We cannot, however, discuss the performances without praising the two young leads. Conner Chapman’s Arbor and Shaun Thomas’ Swifty are both magnetically brilliant, exuding a talent far beyond their youthful years. Even more impressively, their performances are debuts. Chapman’s ADHD-suffering Arbor violently lashes out at the world one minute and snarkily asks a police officer to take off his shoes in the house the next; Thomas’ gentle (“soft”), near-saintly Swifty shows a natural affinity for horses, a talent Kitten also seeks to exploit in illegal harness racing (seen in a thrilling sequence around the mid-point).

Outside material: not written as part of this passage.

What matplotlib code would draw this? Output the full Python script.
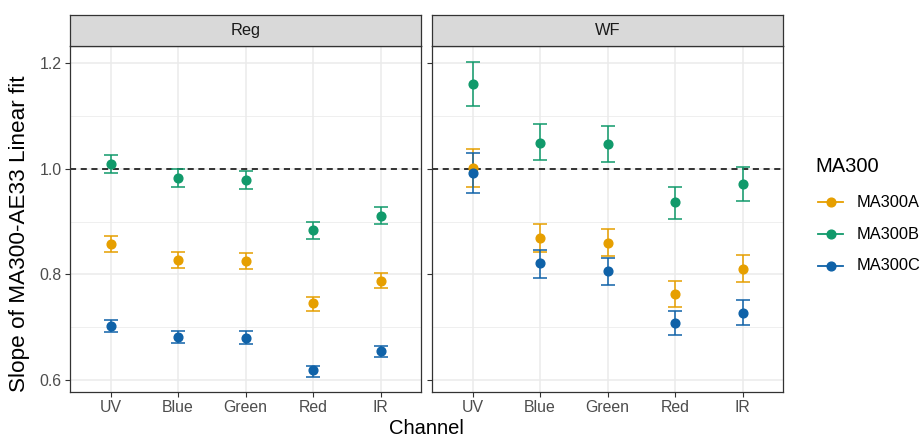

As the role of protector and protected reverse and the rift between their friendship grows, the two boys lose their inseparability. Their arc, as powerful as it is painful, is inevitably fulfilled with gut-wrenching force in the final ten minutes. The imagery consolidates this power, with the kids often rendered miniscule beneath terraced houses and towering pylons. Elsewhere, extended close-up shots enhance the intimacy between the two. The lack of any real soundtrack (save for a single moment near the end) similarly bolsters the film’s desolate beauty.

We shouldn’t get too wrapped up in connecting the dots with regards to who equates to what in Wilde’s story, since the titular giant could refer to anyone in the film. The absence of the Christ figure from the story is a ringing one, with no redemption offered and none taken. There is no paradise at film’s end and there is no garden; just a scrapheap.

The Selfish Giant is an arrestingly poignant film, shot with passionate dedication and acted with real verve. Critics condemning it as misery-porn for the middle class (and yes, there have been some) have missed the point entirely. If it doesn’t make stars out of its two young leads there’s something very wrong with the industry. On this evidence, however, independent British film is in top shape.